For the elite tennis player, showing up to every match alert, refreshed and at the top of your game is essential for success. One key component to on-court success is the use of recovery massage.

Recovery massage focuses on three key areas: 

  • Restoration of the whole body
  • Prevention from injury through early identification and treatment of problem areas
  • Preparation of the mind and body for competition or training


Understanding why, how and when to have a recovery massage is an important aspect of your preparation and performance in tennis.


Recovery Massage:

  • Increases blood and lymph circulation helping muscles to recover
  • Decreases muscle soreness and shortens recovery time by removing waste products
  • Helps muscle endurance and power output when playing multiple matches • Reduces muscle fatigue
  • Restores/improves flexibility
  • Helps calm the nervous system and relaxes the body
  • Helps prevent injuries


"Flushing" is not a massage method. It is the result of the combination of techniques

Recovery massage may include the following techniques:

Longitudinal strokes:

Method: Initially, the stroke is applied slowly and with light pressure. It is a long flowing, broad stroke to warm the soft tissues and help with relaxation. The stroke provides sensory feedback to the therapist about areas of soft tissue tightness or restrictions that may require treatment to reduce the risk of injury. The stroke is then applied gradually to deeper levels.

Results: 1. Helps to realign muscle fibres for stretch and allows them to contract and relax without restriction. 2. Reduces inflammation and supports muscle regeneration. 3. Blood flow and lymphatic drainage can be improved.


Method: A rhythmical lifting, rolling and squeezing technique of tissues.

Results: Encourages a reflexive relaxation of the muscles and connective tissue softening.


Method: This technique can be applied broadly across a muscle or group of muscles.

Results: Encourages blood circulation, connective tissue softening and muscle relaxation when applied at a superficial level. Longitudinal strokes should follow compression strokes to further encourage tissue alignment and blood flow.

Broad Cross Fibre Friction:

Method: Applied across a muscle or group of muscles, the aim is to separate the muscle and fascial (tissue) adhesions that may have restricted blood flow.

Results: Improves nutrient supply to the muscles which helps speed post exercise muscle repair.

Vibration or Shaking:

Method: Gentle shaking to assess the soft tissues mobility.

Results: Further relaxes the soft tissues and allows them to move more easily.

Light Stretching:

Method: Lengthening and elongating the muscle fibres in a controlled way, using a variety of methods.

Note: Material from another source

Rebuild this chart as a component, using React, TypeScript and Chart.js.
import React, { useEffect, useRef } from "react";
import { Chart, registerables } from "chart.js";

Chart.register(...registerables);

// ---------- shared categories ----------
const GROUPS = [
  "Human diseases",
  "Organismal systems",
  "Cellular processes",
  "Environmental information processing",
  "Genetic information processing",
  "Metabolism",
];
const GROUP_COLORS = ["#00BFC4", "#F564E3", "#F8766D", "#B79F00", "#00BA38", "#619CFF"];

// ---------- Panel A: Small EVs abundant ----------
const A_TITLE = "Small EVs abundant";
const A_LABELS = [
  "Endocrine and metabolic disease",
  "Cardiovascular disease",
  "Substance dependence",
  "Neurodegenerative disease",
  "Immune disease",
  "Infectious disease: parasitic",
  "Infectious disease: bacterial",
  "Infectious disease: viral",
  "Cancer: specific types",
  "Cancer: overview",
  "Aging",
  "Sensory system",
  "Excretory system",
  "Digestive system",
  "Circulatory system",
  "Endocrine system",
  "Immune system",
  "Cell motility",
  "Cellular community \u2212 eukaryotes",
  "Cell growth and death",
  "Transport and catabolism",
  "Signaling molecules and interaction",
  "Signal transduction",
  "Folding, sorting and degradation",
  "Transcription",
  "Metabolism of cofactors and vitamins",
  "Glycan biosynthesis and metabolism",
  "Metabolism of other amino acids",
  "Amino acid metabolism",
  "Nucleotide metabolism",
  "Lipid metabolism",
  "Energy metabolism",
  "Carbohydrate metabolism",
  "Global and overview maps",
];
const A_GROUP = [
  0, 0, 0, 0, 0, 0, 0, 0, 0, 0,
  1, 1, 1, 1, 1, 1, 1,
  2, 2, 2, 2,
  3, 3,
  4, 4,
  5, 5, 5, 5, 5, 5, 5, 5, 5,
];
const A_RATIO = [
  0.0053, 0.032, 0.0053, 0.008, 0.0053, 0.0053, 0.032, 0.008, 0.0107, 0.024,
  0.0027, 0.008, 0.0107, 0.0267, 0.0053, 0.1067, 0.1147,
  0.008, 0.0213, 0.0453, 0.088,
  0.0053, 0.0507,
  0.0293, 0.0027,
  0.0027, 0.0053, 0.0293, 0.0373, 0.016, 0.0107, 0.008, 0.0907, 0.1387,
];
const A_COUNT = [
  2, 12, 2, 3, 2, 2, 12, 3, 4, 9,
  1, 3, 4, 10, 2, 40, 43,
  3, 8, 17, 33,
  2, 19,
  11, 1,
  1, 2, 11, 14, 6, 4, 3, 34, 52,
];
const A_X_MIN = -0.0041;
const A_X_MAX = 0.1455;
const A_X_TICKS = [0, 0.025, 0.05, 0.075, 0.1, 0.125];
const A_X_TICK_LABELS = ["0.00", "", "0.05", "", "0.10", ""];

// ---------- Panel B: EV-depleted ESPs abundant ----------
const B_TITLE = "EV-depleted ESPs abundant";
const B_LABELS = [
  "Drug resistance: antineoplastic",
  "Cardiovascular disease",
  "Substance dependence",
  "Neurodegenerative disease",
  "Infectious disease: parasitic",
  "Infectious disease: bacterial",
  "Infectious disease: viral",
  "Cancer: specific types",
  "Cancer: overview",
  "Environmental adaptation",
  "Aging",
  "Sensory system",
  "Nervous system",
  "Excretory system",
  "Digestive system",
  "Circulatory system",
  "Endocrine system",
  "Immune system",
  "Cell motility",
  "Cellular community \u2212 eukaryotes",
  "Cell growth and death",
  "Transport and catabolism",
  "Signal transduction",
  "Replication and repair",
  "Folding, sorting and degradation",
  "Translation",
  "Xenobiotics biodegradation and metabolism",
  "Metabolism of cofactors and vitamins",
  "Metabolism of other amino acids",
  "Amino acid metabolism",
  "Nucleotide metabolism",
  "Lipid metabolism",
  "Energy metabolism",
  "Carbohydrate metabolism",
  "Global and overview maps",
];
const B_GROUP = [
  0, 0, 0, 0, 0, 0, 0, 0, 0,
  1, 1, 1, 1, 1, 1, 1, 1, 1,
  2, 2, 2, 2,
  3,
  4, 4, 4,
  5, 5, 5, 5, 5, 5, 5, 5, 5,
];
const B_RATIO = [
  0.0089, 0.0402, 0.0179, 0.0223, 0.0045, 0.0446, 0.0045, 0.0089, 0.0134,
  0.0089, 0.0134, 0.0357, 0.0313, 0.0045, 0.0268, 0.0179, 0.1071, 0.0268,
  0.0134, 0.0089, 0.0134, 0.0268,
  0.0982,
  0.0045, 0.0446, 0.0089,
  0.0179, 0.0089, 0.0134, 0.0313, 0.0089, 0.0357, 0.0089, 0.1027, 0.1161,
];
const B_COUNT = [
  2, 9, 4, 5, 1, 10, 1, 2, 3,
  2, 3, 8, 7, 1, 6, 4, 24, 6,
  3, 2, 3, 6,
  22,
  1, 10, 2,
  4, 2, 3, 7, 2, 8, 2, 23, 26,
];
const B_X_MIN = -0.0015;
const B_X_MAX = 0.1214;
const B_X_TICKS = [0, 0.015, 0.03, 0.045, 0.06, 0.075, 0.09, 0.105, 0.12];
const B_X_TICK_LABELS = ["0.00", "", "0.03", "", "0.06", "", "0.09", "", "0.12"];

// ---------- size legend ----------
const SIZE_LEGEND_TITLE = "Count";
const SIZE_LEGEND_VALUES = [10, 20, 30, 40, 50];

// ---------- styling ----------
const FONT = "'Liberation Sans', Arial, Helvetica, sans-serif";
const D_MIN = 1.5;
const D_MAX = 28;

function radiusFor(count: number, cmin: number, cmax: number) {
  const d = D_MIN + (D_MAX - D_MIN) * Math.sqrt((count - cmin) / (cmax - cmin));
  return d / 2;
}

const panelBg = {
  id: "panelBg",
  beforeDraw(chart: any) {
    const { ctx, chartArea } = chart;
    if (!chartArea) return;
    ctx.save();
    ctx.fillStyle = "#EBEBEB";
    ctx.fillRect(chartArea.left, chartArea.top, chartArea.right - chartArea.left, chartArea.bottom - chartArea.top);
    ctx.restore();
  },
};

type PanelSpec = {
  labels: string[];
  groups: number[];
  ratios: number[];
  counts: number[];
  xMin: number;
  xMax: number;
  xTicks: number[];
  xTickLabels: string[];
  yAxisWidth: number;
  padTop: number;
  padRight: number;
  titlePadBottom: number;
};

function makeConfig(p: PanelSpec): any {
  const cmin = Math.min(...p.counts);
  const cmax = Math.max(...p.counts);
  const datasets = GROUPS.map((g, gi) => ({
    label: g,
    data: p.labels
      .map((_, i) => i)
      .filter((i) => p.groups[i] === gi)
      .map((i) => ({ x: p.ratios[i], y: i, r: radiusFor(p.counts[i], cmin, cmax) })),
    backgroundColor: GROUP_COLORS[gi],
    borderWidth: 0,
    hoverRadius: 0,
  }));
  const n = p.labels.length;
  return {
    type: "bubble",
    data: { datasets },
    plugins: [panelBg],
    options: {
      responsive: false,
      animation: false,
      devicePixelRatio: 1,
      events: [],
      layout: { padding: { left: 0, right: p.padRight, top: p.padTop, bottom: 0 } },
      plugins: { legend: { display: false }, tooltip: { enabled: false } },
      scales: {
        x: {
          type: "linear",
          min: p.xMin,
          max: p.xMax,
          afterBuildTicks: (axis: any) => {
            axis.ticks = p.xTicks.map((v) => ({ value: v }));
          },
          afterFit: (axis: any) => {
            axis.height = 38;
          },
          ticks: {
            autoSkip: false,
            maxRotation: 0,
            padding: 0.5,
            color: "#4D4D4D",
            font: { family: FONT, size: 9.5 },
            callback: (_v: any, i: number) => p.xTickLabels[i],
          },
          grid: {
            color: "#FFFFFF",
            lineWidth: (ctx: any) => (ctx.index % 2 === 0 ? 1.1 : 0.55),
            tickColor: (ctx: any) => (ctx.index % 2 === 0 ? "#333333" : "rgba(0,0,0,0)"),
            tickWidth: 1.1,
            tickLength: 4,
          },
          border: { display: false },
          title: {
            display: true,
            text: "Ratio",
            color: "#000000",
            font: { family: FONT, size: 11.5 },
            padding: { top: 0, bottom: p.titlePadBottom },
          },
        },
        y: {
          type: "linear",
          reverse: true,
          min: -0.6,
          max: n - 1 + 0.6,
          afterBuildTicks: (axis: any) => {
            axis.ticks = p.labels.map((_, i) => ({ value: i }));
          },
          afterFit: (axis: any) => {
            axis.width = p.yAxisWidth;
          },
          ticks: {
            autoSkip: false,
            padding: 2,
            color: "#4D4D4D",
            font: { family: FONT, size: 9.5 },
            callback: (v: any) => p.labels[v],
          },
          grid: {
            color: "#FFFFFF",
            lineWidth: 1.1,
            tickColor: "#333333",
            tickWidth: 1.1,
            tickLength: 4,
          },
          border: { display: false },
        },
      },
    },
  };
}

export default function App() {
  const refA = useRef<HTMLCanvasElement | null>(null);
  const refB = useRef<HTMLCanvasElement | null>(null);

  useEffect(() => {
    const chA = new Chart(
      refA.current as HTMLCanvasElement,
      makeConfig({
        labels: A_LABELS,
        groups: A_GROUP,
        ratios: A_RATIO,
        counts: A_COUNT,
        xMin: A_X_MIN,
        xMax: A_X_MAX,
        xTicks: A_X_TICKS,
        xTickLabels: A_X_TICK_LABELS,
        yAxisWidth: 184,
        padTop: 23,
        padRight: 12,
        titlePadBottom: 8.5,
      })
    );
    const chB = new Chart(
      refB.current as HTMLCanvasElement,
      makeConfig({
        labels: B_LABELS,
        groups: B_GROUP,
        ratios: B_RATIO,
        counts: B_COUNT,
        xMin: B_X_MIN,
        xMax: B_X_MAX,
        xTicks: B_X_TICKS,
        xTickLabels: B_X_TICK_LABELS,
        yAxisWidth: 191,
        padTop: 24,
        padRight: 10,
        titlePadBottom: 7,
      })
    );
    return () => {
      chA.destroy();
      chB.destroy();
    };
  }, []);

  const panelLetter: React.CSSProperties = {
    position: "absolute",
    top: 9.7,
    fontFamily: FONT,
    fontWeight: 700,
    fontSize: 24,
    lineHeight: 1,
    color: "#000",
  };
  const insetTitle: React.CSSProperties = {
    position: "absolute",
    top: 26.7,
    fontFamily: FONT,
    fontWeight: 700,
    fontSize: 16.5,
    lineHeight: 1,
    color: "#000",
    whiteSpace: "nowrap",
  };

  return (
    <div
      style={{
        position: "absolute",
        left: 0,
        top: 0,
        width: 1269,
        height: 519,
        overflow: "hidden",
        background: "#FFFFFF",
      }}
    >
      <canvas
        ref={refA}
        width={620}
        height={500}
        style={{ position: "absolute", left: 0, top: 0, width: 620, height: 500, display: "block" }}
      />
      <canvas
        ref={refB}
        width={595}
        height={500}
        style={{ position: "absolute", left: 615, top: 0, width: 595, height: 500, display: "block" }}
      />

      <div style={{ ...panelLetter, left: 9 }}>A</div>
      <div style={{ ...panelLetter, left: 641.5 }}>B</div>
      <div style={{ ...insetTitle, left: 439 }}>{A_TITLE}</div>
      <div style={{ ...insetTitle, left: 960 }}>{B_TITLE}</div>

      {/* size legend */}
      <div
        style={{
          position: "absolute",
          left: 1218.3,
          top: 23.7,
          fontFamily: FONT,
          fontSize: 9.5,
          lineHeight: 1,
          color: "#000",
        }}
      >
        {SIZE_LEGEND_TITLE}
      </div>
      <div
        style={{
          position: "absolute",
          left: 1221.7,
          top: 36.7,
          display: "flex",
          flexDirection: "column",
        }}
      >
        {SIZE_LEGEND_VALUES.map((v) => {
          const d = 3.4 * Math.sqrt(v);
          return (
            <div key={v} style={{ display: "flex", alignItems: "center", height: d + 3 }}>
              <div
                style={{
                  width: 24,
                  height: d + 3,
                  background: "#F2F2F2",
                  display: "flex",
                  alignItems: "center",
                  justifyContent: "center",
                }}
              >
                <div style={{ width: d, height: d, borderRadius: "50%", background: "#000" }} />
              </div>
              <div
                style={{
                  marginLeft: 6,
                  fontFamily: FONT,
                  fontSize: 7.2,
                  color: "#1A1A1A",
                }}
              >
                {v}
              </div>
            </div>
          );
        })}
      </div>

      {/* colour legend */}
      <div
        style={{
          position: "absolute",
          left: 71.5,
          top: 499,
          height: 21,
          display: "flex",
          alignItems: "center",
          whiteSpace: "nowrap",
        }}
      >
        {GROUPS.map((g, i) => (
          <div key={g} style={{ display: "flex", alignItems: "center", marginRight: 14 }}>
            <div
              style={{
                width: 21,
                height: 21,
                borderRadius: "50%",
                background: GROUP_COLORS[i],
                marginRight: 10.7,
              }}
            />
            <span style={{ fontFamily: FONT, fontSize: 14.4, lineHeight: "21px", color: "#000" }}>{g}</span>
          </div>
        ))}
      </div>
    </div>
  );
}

Results: Relaxes the muscles and improves flexibility.

Ice Massage:

Method: Rubbing an ice bag or ‘ice in a cup’ over the skin.

Results: When the cold is removed, blood, which is full of nutrients, floods back into the area and re-oxygenates the tissues. Cools soft tissues, minimises inflammation and promotes healing.

Other techniques may be applied depending on what you and the massage therapist discover about the condition of your body in the recovery massage session.


When receiving a recovery massage remember the following:

1. Schedule the massage 1-3 hours after your match or training (practice/fitness). Ideally, recovery massage is most effective 30-60 minutes post-match, or post training, but no longer than 24 hours later.

2. A recovery massage can be completed within 15-30 minutes, depending on the area. If specific areas require treatment, this can be carried out immediately after the recovery massage or at a later time and preferably no later than the next day.

3. Recovery massage is not deep tissue. Lighter long flowing strokes are used to align soft tissue fibres, promote blood flow and lymph drainage, quiet the nervous system and slow the breathing, relaxing the whole body.

4. Be actively involved in your massage sessions. Recovery massage is an ‘awareness’ time for you. Use this time to ‘tune in’ to your body and provide feedback to the massage therapist. Understand what your body is telling you. How have you coped physically, mentally and emotionally with the challenges of competition and life on the road? Developing self-awareness may help you to understand your specific and individual requirements and your state of readiness to perform.

5. Turn off your phone! Have some proper ‘time out’ and be fully engaged with the therapy process. Psychological benefits, including greater calmness, can result in insight and focus when you allow yourself to pay attention to your body and the massage. This will help your tennis performance.

6. Always use a qualified and experienced sports massage therapist. They have your goal in mind. Correct application will assist your recovery and prepare you for the next match. The WTA offers certified massage therapists at each event.

Massage therapy treatment works best in conjunction with adequate hydration, a tennis specific nutritional regime, regular stretching, psychological relaxation and mindfulness methods and a minimum of 7-9 hours’ sleep each night. Together these assist the restorative processes for the tennis player.

When properly rested, the body can perform optimally during training and competition.